If the DWP contacts you

Ask for a case reference and the part of the claim under review. Request written confirmation of what documents they need and the deadline to respond. Provide copies rather than originals where possible. If you need more time to gather papers, ask for an extension. Keep notes of phone calls and save all letters or emails.

Respond promptly, keep records, and ask for written clarity on what is being checked and why.

What this means for claimants and banks

The government frames the policy as targeted eligibility checks tied to benefit rules, not blanket surveillance of every account holder. Banks will need systems that can identify and share relevant risk signals while limiting unnecessary data transfer. Oversight bodies and Parliament will watch closely to see if the balance between privacy and fraud prevention holds in practice.

For claimants, the practical effect is likely to be more frequent requests for evidence when banking patterns shift. Those whose circumstances change often—due to variable hours, caring responsibilities or health—may see more scrutiny. The best defence is accurate reporting and a tidy paper trail.

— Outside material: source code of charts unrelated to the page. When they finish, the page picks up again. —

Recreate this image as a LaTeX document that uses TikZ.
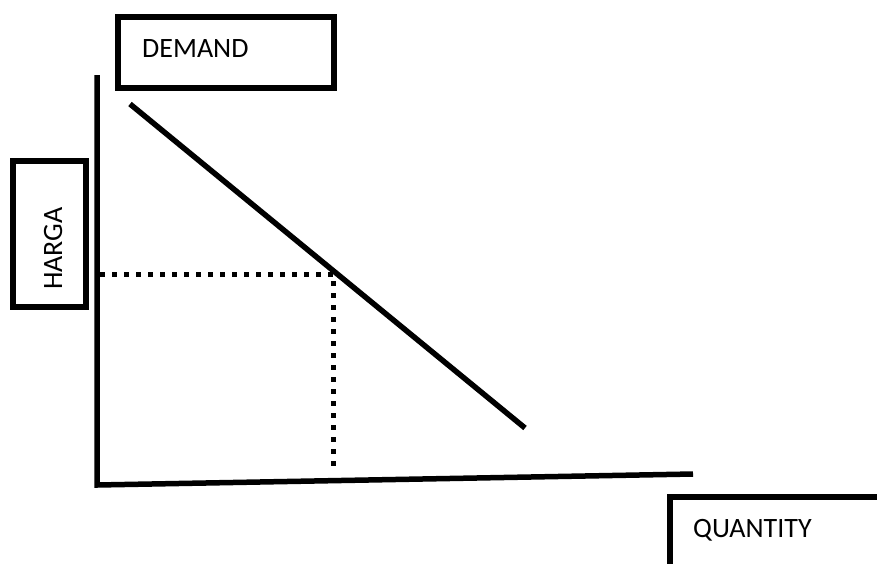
\documentclass[tikz,border=0pt]{standalone}
\usepackage{fontspec}
\setmainfont{Carlito}
\begin{document}
\begin{tikzpicture}[x=1pt,y=-1pt,
  boxline/.style={line width=6pt},
  axisline/.style={line width=5.5pt},
  guide/.style={line width=5pt, dash pattern=on 5pt off 7pt},
  lbl/.style={font=\fontsize{28}{33}\selectfont, inner sep=0pt}]
\useasboundingbox (0,0) rectangle (877,563);
% boxes
\draw[boxline] (118,17) rectangle (334,88);
\node[lbl, anchor=base west] (demand) at (142,57) {DEMAND};
\draw[boxline] (13,161) rectangle (86,307);
\node[lbl, rotate=90, anchor=base west] (harga) at (62,290) {HARGA};
\draw[boxline] (670,566) -- (670,497) -- (880,497);
\node[lbl, anchor=base west] (qty) at (693,537) {QUANTITY};
% axes
\coordinate (ytop) at (97,75);
\coordinate (O) at (97,485);
\coordinate (xend) at (693,474);
\draw[axisline] (ytop) -- (O) -- (xend);
% demand line
\coordinate (d1) at (130,104);
\coordinate (d2) at (525,428);
\draw[axisline] (d1) -- (d2);
% guides
\coordinate (gy) at (100,274);
\coordinate (P) at (333,274);
\coordinate (gx) at (333,470);
\draw[guide] (gy) -- (P) -- (gx);
\end{tikzpicture}
\end{document}
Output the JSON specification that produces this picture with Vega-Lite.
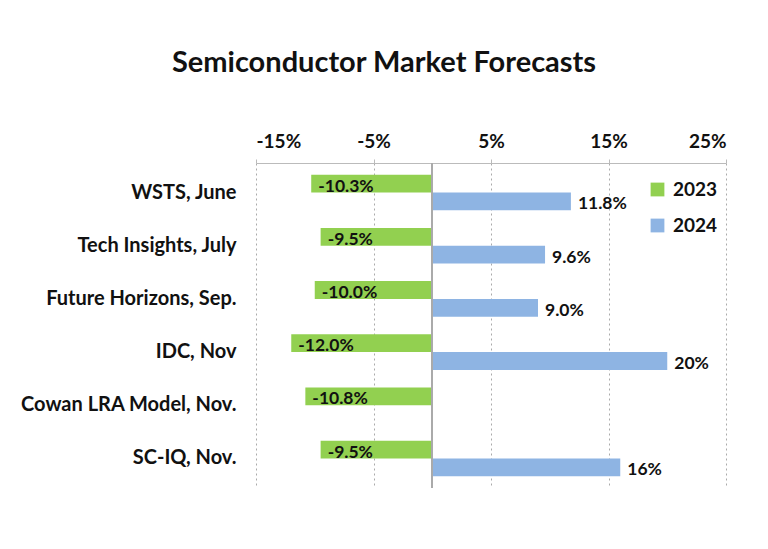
{
  "$schema": "https://vega.github.io/schema/vega-lite/v6.json",
  "width": 470,
  "height": 325,
  "autosize": {"type": "none"},
  "padding": {"left": 256, "top": 163, "right": 42, "bottom": 61},
  "background": "white",
  "config": {"view": {"stroke": null}, "font": "Lato"},
  "title": {
    "text": "Semiconductor Market Forecasts",
    "font": "Lato",
    "fontSize": 29,
    "fontWeight": "bold",
    "color": "#111111",
    "anchor": "middle",
    "dx": -107,
    "offset": 54
  },
  "data": {
    "values": [
      {"source": "WSTS, June", "year": "2023", "value": -10.3, "label": "-10.3%"},
      {"source": "WSTS, June", "year": "2024", "value": 11.8, "label": "11.8%"},
      {"source": "Tech Insights, July", "year": "2023", "value": -9.5, "label": "-9.5%"},
      {"source": "Tech Insights, July", "year": "2024", "value": 9.6, "label": "9.6%"},
      {"source": "Future Horizons, Sep.", "year": "2023", "value": -10.0, "label": "-10.0%"},
      {"source": "Future Horizons, Sep.", "year": "2024", "value": 9.0, "label": "9.0%"},
      {"source": "IDC, Nov", "year": "2023", "value": -12.0, "label": "-12.0%"},
      {"source": "IDC, Nov", "year": "2024", "value": 20.0, "label": "20%"},
      {"source": "Cowan LRA Model, Nov.", "year": "2023", "value": -10.8, "label": "-10.8%"},
      {"source": "SC-IQ, Nov.", "year": "2023", "value": -9.5, "label": "-9.5%"},
      {"source": "SC-IQ, Nov.", "year": "2024", "value": 16.0, "label": "16%"}
    ]
  },
  "encoding": {
    "y": {
      "field": "source",
      "type": "nominal",
      "sort": ["WSTS, June", "Tech Insights, July", "Future Horizons, Sep.", "IDC, Nov", "Cowan LRA Model, Nov.", "SC-IQ, Nov."],
      "scale": {"paddingInner": 0.33, "paddingOuter": 0.22},
      "axis": {
        "title": null,
        "domain": false,
        "ticks": false,
        "labelFont": "Lato",
        "labelFontSize": 20,
        "labelFontWeight": "bold",
        "labelColor": "#111111",
        "labelPadding": 20,
        "labelLimit": 300
      }
    },
    "yOffset": {"field": "year", "type": "nominal", "scale": {"paddingInner": 0, "paddingOuter": 0}},
    "x": {
      "field": "value",
      "type": "quantitative",
      "scale": {"domain": [-15, 25], "nice": false, "zero": false},
      "axis": {
        "orient": "top",
        "title": null,
        "values": [-15, -5, 5, 15, 25],
        "labelExpr": "datum.value + '%'",
        "labelFont": "Lato",
        "labelFontSize": 19,
        "labelFontWeight": "bold",
        "labelColor": "#111111",
        "labelPadding": 8,
        "domainColor": "#bbbbbb",
        "tickColor": "#bbbbbb",
        "tickSize": 4,
        "grid": true,
        "gridColor": "#aaaaaa",
        "gridDash": [2, 3],
        "gridWidth": 1
      }
    }
  },
  "layer": [
    {
      "mark": {"type": "bar"},
      "encoding": {
        "color": {
          "field": "year",
          "type": "nominal",
          "scale": {"domain": ["2023", "2024"], "range": ["#92D050", "#8EB4E3"]},
          "legend": {
            "title": null,
            "orient": "none",
            "legendX": 392,
            "legendY": 17,
            "symbolType": "square",
            "symbolSize": 190,
            "symbolStrokeWidth": 0,
            "labelFont": "Lato",
            "labelFontSize": 19,
            "labelFontWeight": "bold",
            "labelColor": "#111111",
            "rowPadding": 16,
            "labelOffset": 6
          }
        }
      }
    },
    {
      "mark": {"type": "rule", "color": "#aaaaaa", "strokeWidth": 1.5},
      "encoding": {"x": {"datum": 0}, "y": null, "yOffset": null}
    },
    {
      "mark": {"type": "text", "align": "left", "dx": 7, "dy": 3, "font": "Lato", "fontSize": 17.5, "fontWeight": "bold", "color": "#111111"},
      "encoding": {"text": {"field": "label"}}
    }
  ]
}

1 thought on “From April 2026, DWP to check your bank: will £1.5bn fraud drive hit UC claimants, pensioners?”

  1. Safiaunivers

    ‘Signals’ without published triggers worry me. If banks scan everyone by default, that’s suspicionless mass screening, whatever the DWP calls it. We’ve seen what opaque systems can do (Horizon). Please publish the trigger categories, false‑positive rates, and independant oversight reports, or this will erode trust. Also, what’s the redress if a bank’s flag is wrong and someone’s payment is paused? Do they get back‑dated compensation for stress and costs?